Most Famous: Moosewood
If your parents collect recipes, they probably have a 1977 edition of the Moosewood Cookbook hanging around the house. The menu at this world-renowned vegetarian restaurant changes daily for lunch and dinner and incorporates only the freshest of local ingredients. Offerings somehow manage to be meaty without including meat. The only catch: this cozy outpost in Dewitt Mall doesn’t take reservations, so it’s best to arrive around five o’clock to avoid crowds.

Best “Nouveau American:” The Heights
Located in the Community Corners shopping center, this restaurant boasts a unique dinner menu with an even more breathtaking lunch menu. Don’t let the complicated descriptions scare you away – the fare is inventive but ingredients are deliciously balanced. Some of my favorites include: the sauteed gnocchi with shrimp, the Portobello mushroom stack and the smoked salmon with Brie pizza, among a few others.

Best Italian: ZaZa’s Cucina
Upon entering ZaZa’s, you might think you’ve made a mistake and walked into whimsical dreamland. The ceiling is cluttered with billowing sheets that resemble clouds, the tables are set close together European-style and the open atmosphere encourages lively chatter. It will take you at least 20 minutes to peruse the enormous Italian menu. My mother still gushes about the pumpkin ravioli in brown butter sage sauce that she ordered two years ago. Eating the white chocolate semifreddo dessert with roasted almonds is like tasting a piece of heaven. Also, this restaurant boasts a separate kids menu. Somehow, ZaZa’s manages to pull off a charming, sophisticated setting and maintain a family-friendly environment.

Best “Wow” Factor: Madeline’s
It is difficult to find words to describe Madeline’s. Every dish I have ordered at this restaurant has left me speechless. The cuisine is roughly Asian-American fusion, and you will not find these creative menu items anywhere else. Sesame-encrusted tuna carpaccio, blue crab cakes with Thai basil and shrimp in a roasted chili coconut milk sauce are all offered on this perfectly executed menu. If you can’t make it to Madeline’s for dinner, you must go for dessert. Madeline’s offers, hands down, the most fabulous array of desserts in Ithaca, displayed in a seemingly endless case. Visit www.madelinesrestaurant.net for photos, details and a drool-fest.

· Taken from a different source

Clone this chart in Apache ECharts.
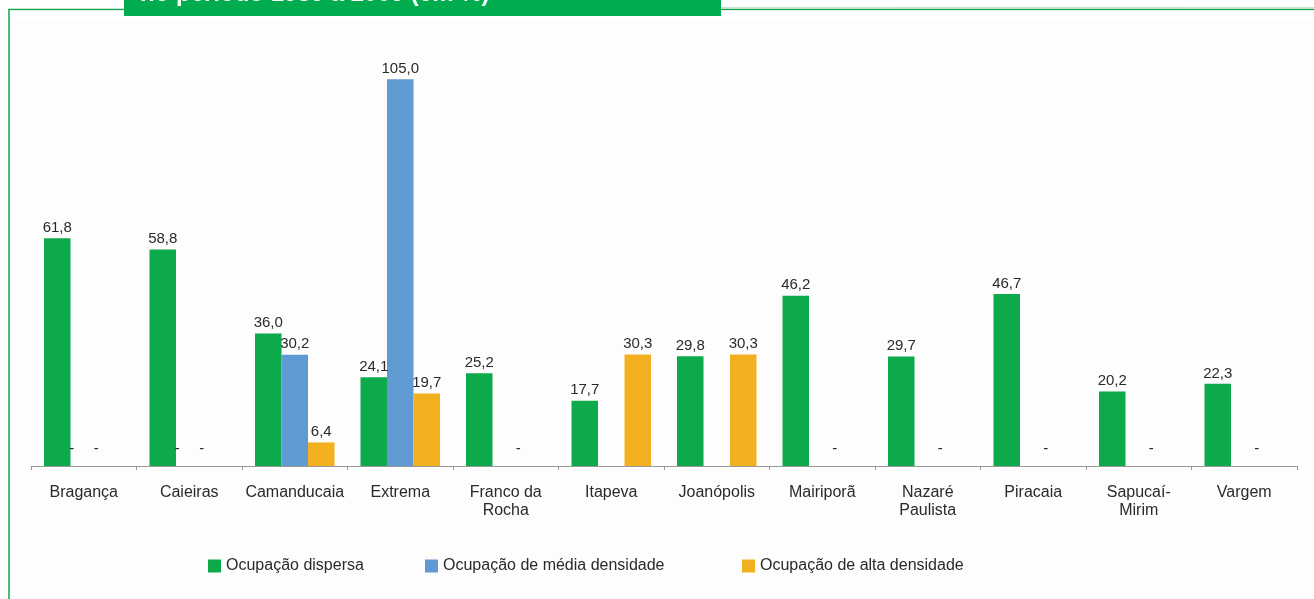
<!DOCTYPE html>
<html>
<head>
<meta charset="utf-8">
<script src="https://cdn.jsdelivr.net/npm/echarts@6/dist/echarts.min.js"></script>
<style>
  html, body { margin: 0; padding: 0; background: #ffffff; }
  #chart { width: 1314px; height: 599px; }
</style>
</head>
<body>
<div id="chart"></div>
<script>
const categories = ['Bragança', 'Caieiras', 'Camanducaia', 'Extrema', 'Franco da\nRocha', 'Itapeva', 'Joanópolis', 'Mairiporã', 'Nazaré\nPaulista', 'Piracaia', 'Sapucaí-\nMirim', 'Vargem'];
// 0 = shown as "-" in the source, null = no mark/label
const dispersa = [61.8, 58.8, 36.0, 24.1, 25.2, 17.7, 29.8, 46.2, 29.7, 46.7, 20.2, 22.3];
const mediaDensidade = [0, 0, 30.2, 105.0, null, null, null, null, null, null, null, null];
const altaDensidade = [0, 0, 6.4, 19.7, 0, 30.3, 30.3, 0, 0, 0, 0, 0];
const seriesNames = ['Ocupação dispersa', 'Ocupação de média densidade', 'Ocupação de alta densidade'];
const headerText = 'no período 1989 a 2009 (em %)';

const colors = ['#0DAA4C', '#5F9AD3', '#F2B020'];
const fmt = v => (v === 0 ? '-' : v.toFixed(1).replace('.', ','));

function toData(arr, dashOffsetX) {
  return arr.map(v => {
    if (v === 0) {
      return { value: 0, label: { offset: [dashOffsetX, -7] } };
    }
    return v;
  });
}

const baseLabel = {
  show: true,
  position: 'top',
  distance: 3,
  fontSize: 15,
  color: '#2a2a2a',
  fontFamily: 'Liberation Sans, Arial, sans-serif',
  formatter: p => (p.value == null ? '' : fmt(p.value))
};

const chart = echarts.init(document.getElementById('chart'), null, { renderer: 'canvas' });

const legendCommon = {
  orient: 'horizontal',
  top: 553,
  itemWidth: 13,
  itemHeight: 13,
  icon: 'rect',
  textStyle: { fontSize: 16, color: '#2a2a2a', fontFamily: 'Liberation Sans, Arial, sans-serif' },
  selectedMode: false
};

chart.setOption({
  animation: false,
  backgroundColor: '#ffffff',
  graphic: [
    { type: 'rect', silent: true, z: 0, shape: { x: 9, y: 9.5, width: 1400, height: 700 },
      style: { fill: '#fdfdfd', stroke: '#16A34E', lineWidth: 1.5 } },
    { type: 'rect', silent: true, z: 0, shape: { x: 10, y: 10.5, width: 1400, height: 9 },
      style: { fill: '#ffffff' } },
    { type: 'line', silent: true, z: 0, shape: { x1: 720, y1: 7.8, x2: 1314, y2: 7.8 },
      style: { stroke: '#A8DDB8', lineWidth: 1 } },
    { type: 'rect', silent: true, z: 1, shape: { x: 124, y: 0, width: 597, height: 16 },
      style: { fill: '#00AC4E' } },
    { type: 'text', silent: true, z: 2, x: 140, y: -6,
      style: { text: headerText, fill: '#ffffff', fontSize: 24, fontWeight: 'bold',
               fontFamily: 'Liberation Sans, Arial, sans-serif', verticalAlign: 'middle', align: 'left' } }
  ],
  grid: { left: 31, right: 17, top: 24, bottom: 133, containLabel: false },
  legend: [
    Object.assign({}, legendCommon, { left: 203, data: [seriesNames[0]] }),
    Object.assign({}, legendCommon, { left: 420, data: [seriesNames[1]] }),
    Object.assign({}, legendCommon, { left: 737, data: [seriesNames[2]] })
  ],
  xAxis: {
    type: 'category',
    data: categories,
    axisLine: { lineStyle: { color: '#9a9a9a', width: 1 } },
    axisTick: { show: true, length: 4, lineStyle: { color: '#9a9a9a' } },
    axisLabel: {
      interval: 0,
      margin: 18,
      fontSize: 16,
      lineHeight: 18,
      color: '#2a2a2a',
      fontFamily: 'Liberation Sans, Arial, sans-serif'
    },
    splitLine: { show: false }
  },
  yAxis: {
    type: 'value',
    min: 0,
    max: 120,
    show: false,
    splitLine: { show: false }
  },
  series: [
    { name: seriesNames[0], type: 'bar', data: dispersa, barWidth: 26.5, barGap: '0%',
      itemStyle: { color: colors[0] }, label: baseLabel },
    { name: seriesNames[1], type: 'bar', data: toData(mediaDensidade, -12), barWidth: 26.5, barGap: '0%',
      itemStyle: { color: colors[1] }, label: baseLabel },
    { name: seriesNames[2], type: 'bar', data: toData(altaDensidade, -14), barWidth: 26.5, barGap: '0%',
      itemStyle: { color: colors[2] }, label: baseLabel }
  ]
});
</script>
</body>
</html>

The restaurants listed in this article are by no means the only dining options in Ithaca. John Thomas Steakhouse, the Boatyard Grill and Miyake are other traditional family weekend favorites. No matter which restaurant you select, make sure to call for a reservation. Take this opportunity to really impress your parents. Sure you’re a college student, but you are responsible enough to make dinner reservations at a restaurant that does not serve chicken wings.